As with other drug crimes, heroin charges will become more severe with greater amounts of the drug involved and if the alleged crimes were committed across state or national lines. Other factors that will likely increase the severity of heroin charges — and the penalties if the accused are convicted of them — include:
- Accusations of trafficking
- Charges being filed in the federal court
- Prior convictions of drug crimes on the criminal record of the accused
- Other criminal charges being filed as part of the case (These may include charges of assault, racketeering, etc.)
- Allegations that the heroin crime occurred near a school or in a government building
Heroin Crime Charges
Because heroin is classified as a Schedule 1 drug, meaning that it is considered to be among the most dangerous and addictive of all illegal narcotics, even first-time heroin crime convictions based on cases where very little of the drug has been found can have extremely harsh sentences.

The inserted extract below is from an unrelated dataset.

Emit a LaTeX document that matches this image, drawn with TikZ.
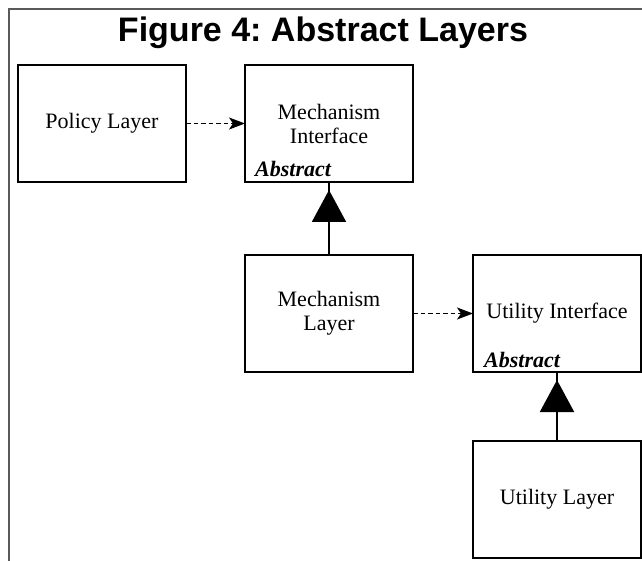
\documentclass[tikz,border=0pt]{standalone}
\usepackage{fontspec}
\setmainfont{Liberation Serif}
\setsansfont{Liberation Sans}
\usetikzlibrary{arrows.meta, positioning}
\usepackage{xcolor}
\definecolor{framecol}{HTML}{5A5A5A}
\definecolor{linecol}{HTML}{000000}

\begin{document}
\begin{tikzpicture}[
    x=1pt, y=1pt,
    box/.style={
        draw=linecol, line width=2pt, minimum width=168pt, minimum height=117pt,
        inner sep=0pt, outer sep=0pt, align=center,
        font=\fontsize{22}{24}\selectfont
    },
    abstract/.style={
        font=\fontsize{22}{24}\selectfont\bfseries\itshape, inner sep=0pt, anchor=base west
    },
    title/.style={
        font=\sffamily\bfseries\fontsize{34}{36}\selectfont, inner sep=0pt, anchor=base
    },
    uses/.style={
        draw=linecol, line width=1.8pt, dash pattern=on 4.5pt off 3pt,
        -{Stealth[length=16pt, width=12pt, inset=4pt]}
    },
    inherits/.style={
        draw=linecol, line width=2pt,
        -{Triangle[length=32pt, width=34pt]}, shorten >=8pt
    },
]
\useasboundingbox (0,0) rectangle (642,-561);

% ── Frame and title ──
\coordinate (frameBL) at (9,-561);
\coordinate (frameTL) at (9,-9);
\coordinate (frameTR) at (642,-9);
\draw[framecol, line width=2pt] (frameBL) -- (frameTL) -- (frameTR);

\node[title] (title) at (323,-42) {\frenchspacing Figure 4: Abstract Layers};

% ── Boxes ──
\node[box] (policy) at (102,-123.5) {Policy Layer};
\node[box, right=59pt of policy] (mechif) {Mechanism\\Interface};
\node[box, below=73pt of mechif] (mechlayer) {Mechanism\\Layer};
\node[box, right=60pt of mechlayer] (utilif) {Utility Interface};
\node[box, below=69pt of utilif] (utillayer) {Utility Layer};

% ── Abstract tags ──
\node[abstract] (mechifabs) at ([shift={(10pt,5pt)}]mechif.south west) {Abstract};
\node[abstract] (utilifabs) at ([shift={(11pt,5pt)}]utilif.south west) {Abstract};

% ── Use arrows ──
\draw[uses] (policy.east) -- (mechif.west);
\draw[uses] (mechlayer.east) -- (utilif.west);

% ── Inheritance arrows ──
\draw[linecol, line width=2pt] (mechlayer.north) -- (mechif.south);
\draw[inherits] (mechlayer.north) -- (mechif.south);
\draw[linecol, line width=2pt] (utillayer.north) -- (utilif.south);
\draw[inherits] (utillayer.north) -- (utilif.south);

\end{tikzpicture}
\end{document}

The following outlines the typical nature of heroin charges and their penalties (upon conviction) for first-time offenders when no other aggravating circumstances are associated with the case:
- With 4 or fewer grams of heroin, the accused will likely face class 6 felony charges.
- With more than 4 grams but fewer than 25 grams, the accused will likely face class 4 felony charges.
- With amounts of heroin between 25 grams and 450 grams, the accused can face felony charges associated with distribution or drug sales, which may be filed at the federal level.
- With amounts greater than 450 grams, the accused can face the most severe types of drug charges such as federal drug trafficking charges.